• [SHORT PROBLEM] In the entries below, find the line containing "Rebuild this diagram" and the line containing "(embrion) [hoja, right". Copy those two lines and everything between them exactly, and only that.

• [SUPPLIED RECORDS]
============

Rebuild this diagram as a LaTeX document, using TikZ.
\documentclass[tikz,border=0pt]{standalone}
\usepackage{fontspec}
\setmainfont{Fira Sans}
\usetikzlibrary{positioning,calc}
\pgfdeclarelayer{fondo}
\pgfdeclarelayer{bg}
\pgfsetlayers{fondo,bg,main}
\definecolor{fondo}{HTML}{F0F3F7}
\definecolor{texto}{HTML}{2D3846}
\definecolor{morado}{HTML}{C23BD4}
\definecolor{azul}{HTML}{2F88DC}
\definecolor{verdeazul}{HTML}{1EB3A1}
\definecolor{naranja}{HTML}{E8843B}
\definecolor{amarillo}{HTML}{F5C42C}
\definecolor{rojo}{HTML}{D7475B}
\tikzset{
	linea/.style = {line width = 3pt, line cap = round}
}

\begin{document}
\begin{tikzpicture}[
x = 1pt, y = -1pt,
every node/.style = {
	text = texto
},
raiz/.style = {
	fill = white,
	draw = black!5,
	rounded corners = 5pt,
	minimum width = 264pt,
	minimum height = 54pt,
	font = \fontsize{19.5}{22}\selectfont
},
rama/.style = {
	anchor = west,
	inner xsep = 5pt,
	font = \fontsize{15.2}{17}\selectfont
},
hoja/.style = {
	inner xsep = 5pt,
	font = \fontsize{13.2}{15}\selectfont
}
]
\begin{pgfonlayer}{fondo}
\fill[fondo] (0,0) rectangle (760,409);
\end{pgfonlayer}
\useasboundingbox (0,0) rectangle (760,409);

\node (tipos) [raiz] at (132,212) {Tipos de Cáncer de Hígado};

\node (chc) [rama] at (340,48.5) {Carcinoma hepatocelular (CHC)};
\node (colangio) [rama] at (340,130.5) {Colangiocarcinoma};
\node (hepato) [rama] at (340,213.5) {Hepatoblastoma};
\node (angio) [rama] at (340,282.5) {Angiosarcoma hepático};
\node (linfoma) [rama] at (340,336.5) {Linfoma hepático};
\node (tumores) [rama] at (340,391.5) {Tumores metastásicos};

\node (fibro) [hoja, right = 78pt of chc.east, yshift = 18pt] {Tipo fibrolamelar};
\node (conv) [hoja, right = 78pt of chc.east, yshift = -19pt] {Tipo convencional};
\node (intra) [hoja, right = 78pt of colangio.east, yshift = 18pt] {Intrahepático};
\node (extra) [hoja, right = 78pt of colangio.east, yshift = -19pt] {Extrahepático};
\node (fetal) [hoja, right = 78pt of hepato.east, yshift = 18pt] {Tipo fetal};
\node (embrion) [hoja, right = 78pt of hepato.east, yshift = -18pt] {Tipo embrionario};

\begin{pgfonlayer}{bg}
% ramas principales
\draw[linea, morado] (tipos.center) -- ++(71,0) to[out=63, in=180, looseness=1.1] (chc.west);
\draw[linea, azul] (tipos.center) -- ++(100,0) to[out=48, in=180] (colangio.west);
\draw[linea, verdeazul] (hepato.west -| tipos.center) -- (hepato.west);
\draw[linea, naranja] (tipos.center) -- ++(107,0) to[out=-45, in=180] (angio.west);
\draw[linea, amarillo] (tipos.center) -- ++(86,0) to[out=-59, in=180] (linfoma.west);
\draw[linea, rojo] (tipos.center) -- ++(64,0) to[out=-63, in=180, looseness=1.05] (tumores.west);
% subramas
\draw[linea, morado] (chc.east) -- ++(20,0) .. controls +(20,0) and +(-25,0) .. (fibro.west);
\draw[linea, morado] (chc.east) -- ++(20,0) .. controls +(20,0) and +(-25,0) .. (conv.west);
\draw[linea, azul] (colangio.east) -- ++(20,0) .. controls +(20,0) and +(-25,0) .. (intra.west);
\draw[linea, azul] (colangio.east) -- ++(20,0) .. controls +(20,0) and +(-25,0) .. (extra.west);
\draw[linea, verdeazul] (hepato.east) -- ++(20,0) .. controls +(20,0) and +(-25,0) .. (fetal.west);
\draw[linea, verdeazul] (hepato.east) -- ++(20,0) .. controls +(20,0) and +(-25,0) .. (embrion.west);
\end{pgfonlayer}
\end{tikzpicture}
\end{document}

============

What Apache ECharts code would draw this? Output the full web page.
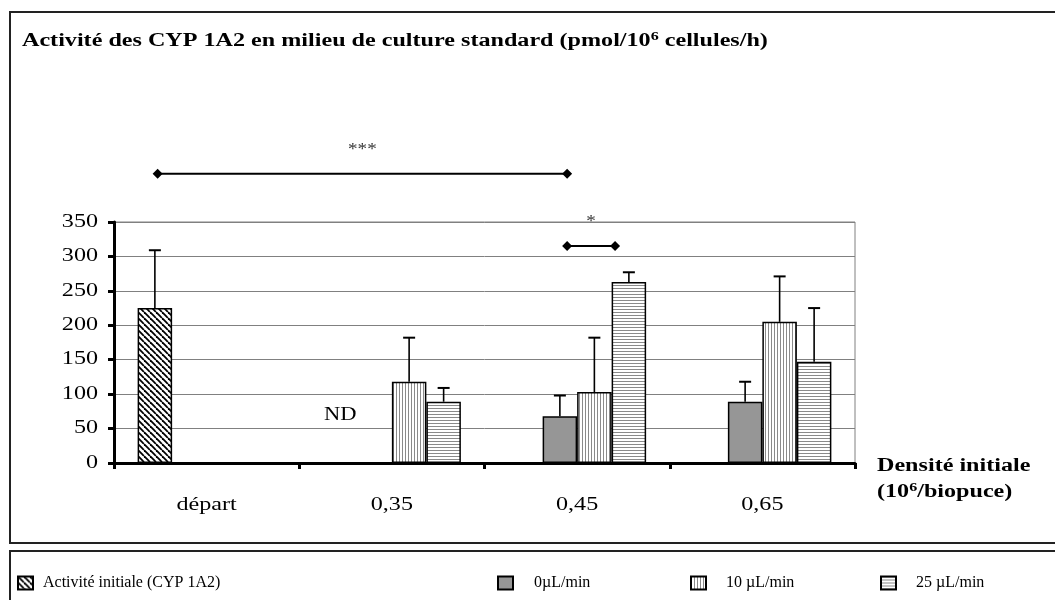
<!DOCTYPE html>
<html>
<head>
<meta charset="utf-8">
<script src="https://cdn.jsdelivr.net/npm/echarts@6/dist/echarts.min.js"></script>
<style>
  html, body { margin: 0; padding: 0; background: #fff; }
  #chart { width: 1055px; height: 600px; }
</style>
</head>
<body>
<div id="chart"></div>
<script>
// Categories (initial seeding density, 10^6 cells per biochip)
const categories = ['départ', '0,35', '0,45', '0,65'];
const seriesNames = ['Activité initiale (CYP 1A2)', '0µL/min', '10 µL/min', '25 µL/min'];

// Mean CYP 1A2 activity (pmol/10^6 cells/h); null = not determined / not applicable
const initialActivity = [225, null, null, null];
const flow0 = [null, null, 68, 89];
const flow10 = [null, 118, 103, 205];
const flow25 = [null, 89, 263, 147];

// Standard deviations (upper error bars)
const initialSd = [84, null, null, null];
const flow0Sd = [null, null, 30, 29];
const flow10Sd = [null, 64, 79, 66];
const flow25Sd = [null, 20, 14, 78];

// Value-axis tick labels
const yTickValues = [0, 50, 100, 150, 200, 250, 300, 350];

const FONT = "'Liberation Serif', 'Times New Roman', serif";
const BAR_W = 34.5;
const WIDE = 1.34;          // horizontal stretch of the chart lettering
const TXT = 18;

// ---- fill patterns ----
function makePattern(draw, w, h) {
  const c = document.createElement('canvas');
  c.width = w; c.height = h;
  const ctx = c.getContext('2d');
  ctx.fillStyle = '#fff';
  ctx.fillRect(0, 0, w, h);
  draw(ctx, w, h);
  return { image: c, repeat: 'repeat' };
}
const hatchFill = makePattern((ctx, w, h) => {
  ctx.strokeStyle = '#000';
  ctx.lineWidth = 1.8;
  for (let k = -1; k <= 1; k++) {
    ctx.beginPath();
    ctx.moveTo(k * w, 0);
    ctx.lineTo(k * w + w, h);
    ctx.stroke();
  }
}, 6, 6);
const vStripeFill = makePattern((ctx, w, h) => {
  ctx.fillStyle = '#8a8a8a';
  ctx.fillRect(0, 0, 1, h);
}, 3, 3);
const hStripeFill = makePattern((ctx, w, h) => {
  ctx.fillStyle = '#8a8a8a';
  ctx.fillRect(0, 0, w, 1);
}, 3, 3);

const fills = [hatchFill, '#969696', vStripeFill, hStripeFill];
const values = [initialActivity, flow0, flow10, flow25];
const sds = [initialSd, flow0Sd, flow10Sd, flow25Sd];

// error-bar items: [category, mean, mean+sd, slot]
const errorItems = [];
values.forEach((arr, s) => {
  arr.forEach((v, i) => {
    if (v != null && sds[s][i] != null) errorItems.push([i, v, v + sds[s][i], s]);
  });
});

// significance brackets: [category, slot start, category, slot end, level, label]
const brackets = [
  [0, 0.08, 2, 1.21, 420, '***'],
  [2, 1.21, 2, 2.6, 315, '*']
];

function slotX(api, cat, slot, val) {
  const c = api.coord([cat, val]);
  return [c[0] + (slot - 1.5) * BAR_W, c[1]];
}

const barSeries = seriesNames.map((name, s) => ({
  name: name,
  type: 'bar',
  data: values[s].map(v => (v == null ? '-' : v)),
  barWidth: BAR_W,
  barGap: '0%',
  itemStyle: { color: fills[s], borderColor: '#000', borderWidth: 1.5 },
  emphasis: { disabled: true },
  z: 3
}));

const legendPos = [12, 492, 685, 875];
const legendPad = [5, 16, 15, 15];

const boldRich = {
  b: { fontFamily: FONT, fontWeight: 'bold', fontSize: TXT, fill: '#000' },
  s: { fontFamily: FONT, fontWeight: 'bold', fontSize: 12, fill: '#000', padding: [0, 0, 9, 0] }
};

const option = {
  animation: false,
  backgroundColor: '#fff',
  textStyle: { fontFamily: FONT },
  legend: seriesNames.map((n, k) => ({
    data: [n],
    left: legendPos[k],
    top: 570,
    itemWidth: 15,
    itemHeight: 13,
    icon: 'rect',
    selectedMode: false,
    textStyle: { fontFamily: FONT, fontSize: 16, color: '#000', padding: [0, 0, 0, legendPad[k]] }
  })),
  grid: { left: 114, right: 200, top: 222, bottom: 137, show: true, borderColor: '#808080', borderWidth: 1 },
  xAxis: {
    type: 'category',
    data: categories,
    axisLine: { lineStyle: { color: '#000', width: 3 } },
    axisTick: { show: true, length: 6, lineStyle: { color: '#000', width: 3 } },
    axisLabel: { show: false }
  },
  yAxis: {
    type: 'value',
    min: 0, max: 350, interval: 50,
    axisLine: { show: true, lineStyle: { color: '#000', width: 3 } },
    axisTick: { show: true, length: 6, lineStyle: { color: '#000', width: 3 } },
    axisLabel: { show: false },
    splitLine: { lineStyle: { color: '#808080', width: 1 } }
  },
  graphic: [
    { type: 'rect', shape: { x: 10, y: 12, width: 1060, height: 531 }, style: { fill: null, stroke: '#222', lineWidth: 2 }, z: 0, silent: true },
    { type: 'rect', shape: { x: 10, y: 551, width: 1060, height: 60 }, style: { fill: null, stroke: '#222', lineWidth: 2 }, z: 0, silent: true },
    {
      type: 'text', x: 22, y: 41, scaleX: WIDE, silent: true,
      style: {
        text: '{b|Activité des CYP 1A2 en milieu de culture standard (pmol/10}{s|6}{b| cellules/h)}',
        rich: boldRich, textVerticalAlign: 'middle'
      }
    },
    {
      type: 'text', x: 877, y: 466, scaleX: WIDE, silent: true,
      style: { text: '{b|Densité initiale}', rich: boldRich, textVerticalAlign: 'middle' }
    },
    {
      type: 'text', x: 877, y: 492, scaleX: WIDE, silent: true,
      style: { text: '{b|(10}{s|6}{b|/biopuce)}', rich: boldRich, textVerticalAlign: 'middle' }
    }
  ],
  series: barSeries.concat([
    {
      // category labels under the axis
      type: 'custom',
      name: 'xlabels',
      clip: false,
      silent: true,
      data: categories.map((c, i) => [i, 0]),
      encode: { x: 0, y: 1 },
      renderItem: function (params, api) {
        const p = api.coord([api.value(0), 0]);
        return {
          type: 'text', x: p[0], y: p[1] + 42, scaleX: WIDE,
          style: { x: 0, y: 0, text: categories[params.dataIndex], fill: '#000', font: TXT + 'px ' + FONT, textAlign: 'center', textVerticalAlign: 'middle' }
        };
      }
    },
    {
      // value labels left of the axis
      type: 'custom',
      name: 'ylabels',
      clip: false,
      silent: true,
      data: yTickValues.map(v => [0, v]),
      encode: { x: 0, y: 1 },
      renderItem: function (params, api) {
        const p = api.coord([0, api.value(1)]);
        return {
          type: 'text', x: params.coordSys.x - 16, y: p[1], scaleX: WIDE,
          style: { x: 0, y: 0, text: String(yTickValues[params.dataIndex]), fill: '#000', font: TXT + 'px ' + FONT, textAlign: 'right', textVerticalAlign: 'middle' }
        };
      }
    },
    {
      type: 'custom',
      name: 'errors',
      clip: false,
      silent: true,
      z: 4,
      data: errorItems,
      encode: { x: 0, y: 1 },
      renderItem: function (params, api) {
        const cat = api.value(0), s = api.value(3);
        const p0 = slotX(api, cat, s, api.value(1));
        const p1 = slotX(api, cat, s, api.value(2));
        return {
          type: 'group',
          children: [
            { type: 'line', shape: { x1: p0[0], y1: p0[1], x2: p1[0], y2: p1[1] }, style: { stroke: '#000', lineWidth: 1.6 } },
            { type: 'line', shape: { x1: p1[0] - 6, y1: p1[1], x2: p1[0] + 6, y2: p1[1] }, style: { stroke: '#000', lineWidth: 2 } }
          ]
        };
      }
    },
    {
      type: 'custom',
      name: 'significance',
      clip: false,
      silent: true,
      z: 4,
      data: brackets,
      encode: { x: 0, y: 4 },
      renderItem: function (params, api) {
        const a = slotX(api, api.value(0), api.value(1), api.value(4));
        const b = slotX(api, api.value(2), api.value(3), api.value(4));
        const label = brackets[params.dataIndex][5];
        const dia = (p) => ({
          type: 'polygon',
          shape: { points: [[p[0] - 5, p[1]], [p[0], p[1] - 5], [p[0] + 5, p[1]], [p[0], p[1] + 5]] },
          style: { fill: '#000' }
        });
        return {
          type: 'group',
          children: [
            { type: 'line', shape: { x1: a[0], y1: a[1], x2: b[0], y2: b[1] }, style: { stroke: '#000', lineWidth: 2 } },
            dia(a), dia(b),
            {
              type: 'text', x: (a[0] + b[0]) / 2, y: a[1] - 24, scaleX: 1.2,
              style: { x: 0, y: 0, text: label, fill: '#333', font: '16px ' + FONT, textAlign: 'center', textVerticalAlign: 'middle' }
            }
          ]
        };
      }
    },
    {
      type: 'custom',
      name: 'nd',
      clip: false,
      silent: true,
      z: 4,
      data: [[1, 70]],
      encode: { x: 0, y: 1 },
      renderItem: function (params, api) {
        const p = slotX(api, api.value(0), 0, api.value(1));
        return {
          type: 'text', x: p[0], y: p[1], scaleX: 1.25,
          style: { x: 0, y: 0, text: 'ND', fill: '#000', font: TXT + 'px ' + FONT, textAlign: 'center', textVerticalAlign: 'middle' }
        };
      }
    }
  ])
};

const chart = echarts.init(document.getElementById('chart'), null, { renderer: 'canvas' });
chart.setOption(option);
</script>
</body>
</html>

============

• [FINAL ANSWER]
Rebuild this diagram as a LaTeX document, using TikZ.
\documentclass[tikz,border=0pt]{standalone}
\usepackage{fontspec}
\setmainfont{Fira Sans}
\usetikzlibrary{positioning,calc}
\pgfdeclarelayer{fondo}
\pgfdeclarelayer{bg}
\pgfsetlayers{fondo,bg,main}
\definecolor{fondo}{HTML}{F0F3F7}
\definecolor{texto}{HTML}{2D3846}
\definecolor{morado}{HTML}{C23BD4}
\definecolor{azul}{HTML}{2F88DC}
\definecolor{verdeazul}{HTML}{1EB3A1}
\definecolor{naranja}{HTML}{E8843B}
\definecolor{amarillo}{HTML}{F5C42C}
\definecolor{rojo}{HTML}{D7475B}
\tikzset{
	linea/.style = {line width = 3pt, line cap = round}
}

\begin{document}
\begin{tikzpicture}[
x = 1pt, y = -1pt,
every node/.style = {
	text = texto
},
raiz/.style = {
	fill = white,
	draw = black!5,
	rounded corners = 5pt,
	minimum width = 264pt,
	minimum height = 54pt,
	font = \fontsize{19.5}{22}\selectfont
},
rama/.style = {
	anchor = west,
	inner xsep = 5pt,
	font = \fontsize{15.2}{17}\selectfont
},
hoja/.style = {
	inner xsep = 5pt,
	font = \fontsize{13.2}{15}\selectfont
}
]
\begin{pgfonlayer}{fondo}
\fill[fondo] (0,0) rectangle (760,409);
\end{pgfonlayer}
\useasboundingbox (0,0) rectangle (760,409);

\node (tipos) [raiz] at (132,212) {Tipos de Cáncer de Hígado};

\node (chc) [rama] at (340,48.5) {Carcinoma hepatocelular (CHC)};
\node (colangio) [rama] at (340,130.5) {Colangiocarcinoma};
\node (hepato) [rama] at (340,213.5) {Hepatoblastoma};
\node (angio) [rama] at (340,282.5) {Angiosarcoma hepático};
\node (linfoma) [rama] at (340,336.5) {Linfoma hepático};
\node (tumores) [rama] at (340,391.5) {Tumores metastásicos};

\node (fibro) [hoja, right = 78pt of chc.east, yshift = 18pt] {Tipo fibrolamelar};
\node (conv) [hoja, right = 78pt of chc.east, yshift = -19pt] {Tipo convencional};
\node (intra) [hoja, right = 78pt of colangio.east, yshift = 18pt] {Intrahepático};
\node (extra) [hoja, right = 78pt of colangio.east, yshift = -19pt] {Extrahepático};
\node (fetal) [hoja, right = 78pt of hepato.east, yshift = 18pt] {Tipo fetal};
\node (embrion) [hoja, right = 78pt of hepato.east, yshift = -18pt] {Tipo embrionario};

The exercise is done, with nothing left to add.